● **AIM OF THE TASK**:
From the very first line of the data to the line containing "-5.7, dy: 4.4", retype everything exactly, leaving the pictures behind.
-=-=-
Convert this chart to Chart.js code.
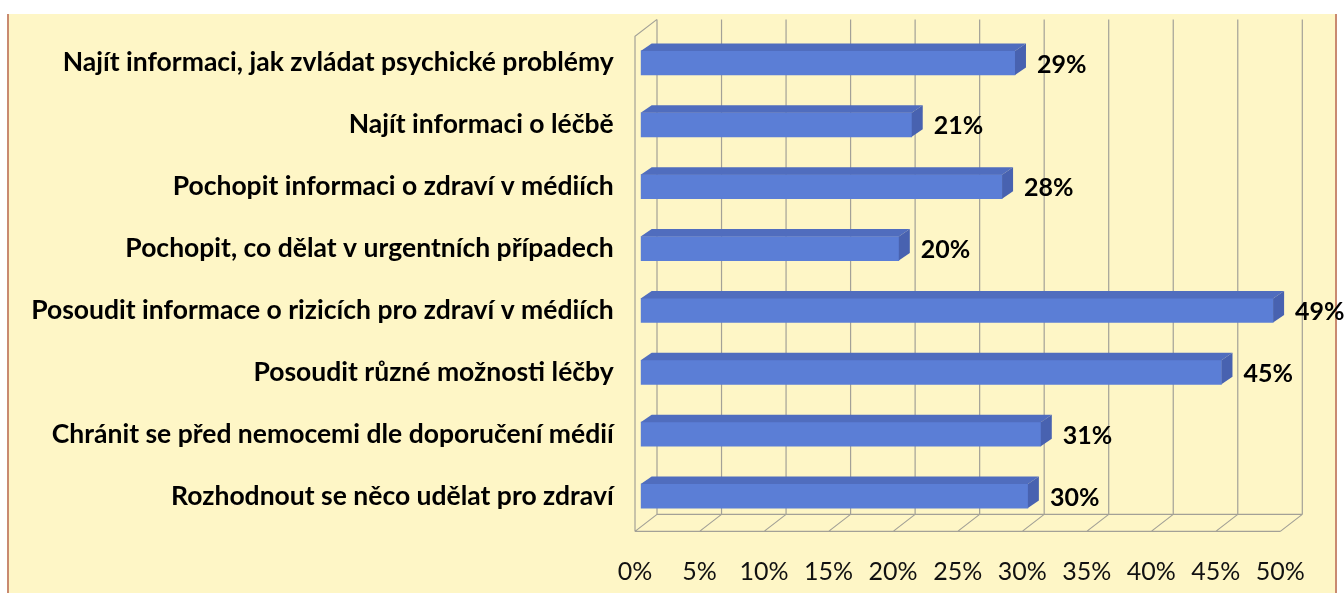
<!DOCTYPE html>
<html>
<head>
<meta charset="utf-8">
<script src="https://cdn.jsdelivr.net/npm/chart.js@4.4.1/dist/chart.umd.min.js"></script>
<style>
  html, body { margin:0; padding:0; background:#ffffff; width:1344px; height:593px; overflow:hidden; }
  #panel { position:absolute; left:7px; top:14px; width:1326px; height:590px; background:#FEF6C6;
           border-left:2px solid #C98A70; border-right:2px solid #C98A70; }
  #c { position:absolute; left:0; top:0; }
</style>
</head>
<body>
<div id="panel"></div>
<canvas id="c" width="1344" height="593"></canvas>
<script>
const categories = [
  "Najít informaci, jak zvládat psychické problémy",
  "Najít informaci o léčbě",
  "Pochopit informaci o zdraví v médiích",
  "Pochopit, co dělat v urgentních případech",
  "Posoudit informace o rizicích pro zdraví v médiích",
  "Posoudit různé možnosti léčby",
  "Chránit se před nemocemi dle doporučení médií",
  "Rozhodnout se něco udělat pro zdraví"
];
const values = [29, 21, 28, 20, 49, 45, 31, 30];
const xTickValues = [0, 5, 10, 15, 20, 25, 30, 35, 40, 45, 50];
const xTickLabels = xTickValues.map(v => v + "%");

const FRONT = "#5B7ED6", TOP = "#506DBE", SIDE = "#4862B0", GRID = "#A3A197";
const BAR_DX = 11, BAR_DY = 7.5;
const FRONT_OFF = { dx: -5.7, dy: 4.4 }, BACK_OFF = { dx: 16.3, dy: -12.6 };

const threeD = {
  id: "threeD",
  beforeDatasetsDraw(chart) {
    const { ctx, chartArea: a, scales: { x } } = chart;
    ctx.save();
    ctx.strokeStyle = GRID; ctx.lineWidth = 1.2;
    const bt = a.top + BACK_OFF.dy, bb = a.bottom + BACK_OFF.dy, fb = a.bottom + FRONT_OFF.dy, ft = a.top + FRONT_OFF.dy;
    ctx.beginPath();
    xTickValues.forEach(v => {
      const px = x.getPixelForValue(v);
      ctx.moveTo(px + BACK_OFF.dx, bt); ctx.lineTo(px + BACK_OFF.dx, bb);
      ctx.moveTo(px + BACK_OFF.dx, bb); ctx.lineTo(px + FRONT_OFF.dx, fb);
    });
    const x0 = x.getPixelForValue(0), x1 = x.getPixelForValue(50);
    ctx.moveTo(x0 + BACK_OFF.dx, bb); ctx.lineTo(x1 + BACK_OFF.dx, bb);
    ctx.moveTo(x0 + FRONT_OFF.dx, fb); ctx.lineTo(x1 + FRONT_OFF.dx, fb);
    ctx.moveTo(x0 + BACK_OFF.dx, bt); ctx.lineTo(x0 + FRONT_OFF.dx, ft); ctx.lineTo(x0 + FRONT_OFF.dx, fb);
    ctx.stroke();
    ctx.restore();
  },
  afterDatasetsDraw(chart) {
    const { ctx, scales: { x } } = chart;
    const meta = chart.getDatasetMeta(0);
    ctx.save();
    meta.data.forEach((bar, i) => {
      const p = bar.getProps(["x", "y", "base", "height"], true);
      const t = p.y - p.height / 2, b = p.y + p.height / 2;
      ctx.fillStyle = TOP;
      ctx.beginPath();
      ctx.moveTo(p.base, t); ctx.lineTo(p.x, t);
      ctx.lineTo(p.x + BAR_DX, t - BAR_DY); ctx.lineTo(p.base + BAR_DX, t - BAR_DY);
      ctx.closePath(); ctx.fill();
      ctx.fillStyle = SIDE;
      ctx.beginPath();
      ctx.moveTo(p.x, t); ctx.lineTo(p.x + BAR_DX, t - BAR_DY);
      ctx.lineTo(p.x + BAR_DX, b - BAR_DY); ctx.lineTo(p.x, b);
      ctx.closePath(); ctx.fill();
      ctx.fillStyle = "#000";
      ctx.font = "bold 25px Lato";
      ctx.textAlign = "left"; ctx.textBaseline = "middle";
      ctx.fillText(values[i] + "%", p.x + BAR_DX + 11, p.y + 1.5);
    });
    ctx.fillStyle = "#111";
    ctx.font = "25px Lato";
    ctx.textAlign = "center"; ctx.textBaseline = "middle";
    xTickValues.forEach((v, i) => {
      ctx.fillText(xTickLabels[i], x.getPixelForValue(v) + FRONT_OFF.dx, 572);
    });
    ctx.restore();
  }
};

new Chart(document.getElementById("c"), {
  type: "bar",
  data: {
    labels: categories,
    datasets: [{ data: values, backgroundColor: FRONT, borderWidth: 0, barThickness: 24 }]
  },
  options: {
    indexAxis: "y",
    responsive: false,
    devicePixelRatio: 1,
    animation: false,
    layout: { padding: { top: 32, bottom: 66, right: 58, left: 0 } },
    plugins: { legend: { display: false }, tooltip: { enabled: false } },
    scales: {
      x: { min: 0, max: 50, display: false, ticks: { stepSize: 5 } },
      y: {
        grid: { display: false, drawTicks: false },
        border: { display: false },
        ticks: { autoSkip: false, color: "#000", font: { family: "Lato", weight: "bold", size: 26.5 }, padding: 27 },
        afterFit(scale) { scale.width = 640.7; scale.paddingTop = 0; scale.paddingBottom = 0; }
      }
    }
  },
  plugins: [threeD]
});
</script>
</body>
</html>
-=-=-
● **RESPONSE BELOW**:
Convert this chart to Chart.js code.
<!DOCTYPE html>
<html>
<head>
<meta charset="utf-8">
<script src="https://cdn.jsdelivr.net/npm/chart.js@4.4.1/dist/chart.umd.min.js"></script>
<style>
  html, body { margin:0; padding:0; background:#ffffff; width:1344px; height:593px; overflow:hidden; }
  #panel { position:absolute; left:7px; top:14px; width:1326px; height:590px; background:#FEF6C6;
           border-left:2px solid #C98A70; border-right:2px solid #C98A70; }
  #c { position:absolute; left:0; top:0; }
</style>
</head>
<body>
<div id="panel"></div>
<canvas id="c" width="1344" height="593"></canvas>
<script>
const categories = [
  "Najít informaci, jak zvládat psychické problémy",
  "Najít informaci o léčbě",
  "Pochopit informaci o zdraví v médiích",
  "Pochopit, co dělat v urgentních případech",
  "Posoudit informace o rizicích pro zdraví v médiích",
  "Posoudit různé možnosti léčby",
  "Chránit se před nemocemi dle doporučení médií",
  "Rozhodnout se něco udělat pro zdraví"
];
const values = [29, 21, 28, 20, 49, 45, 31, 30];
const xTickValues = [0, 5, 10, 15, 20, 25, 30, 35, 40, 45, 50];
const xTickLabels = xTickValues.map(v => v + "%");

const FRONT = "#5B7ED6", TOP = "#506DBE", SIDE = "#4862B0", GRID = "#A3A197";
const BAR_DX = 11, BAR_DY = 7.5;
const FRONT_OFF = { dx: -5.7, dy: 4.4 }, BACK_OFF = { dx: 16.3, dy: -12.6 };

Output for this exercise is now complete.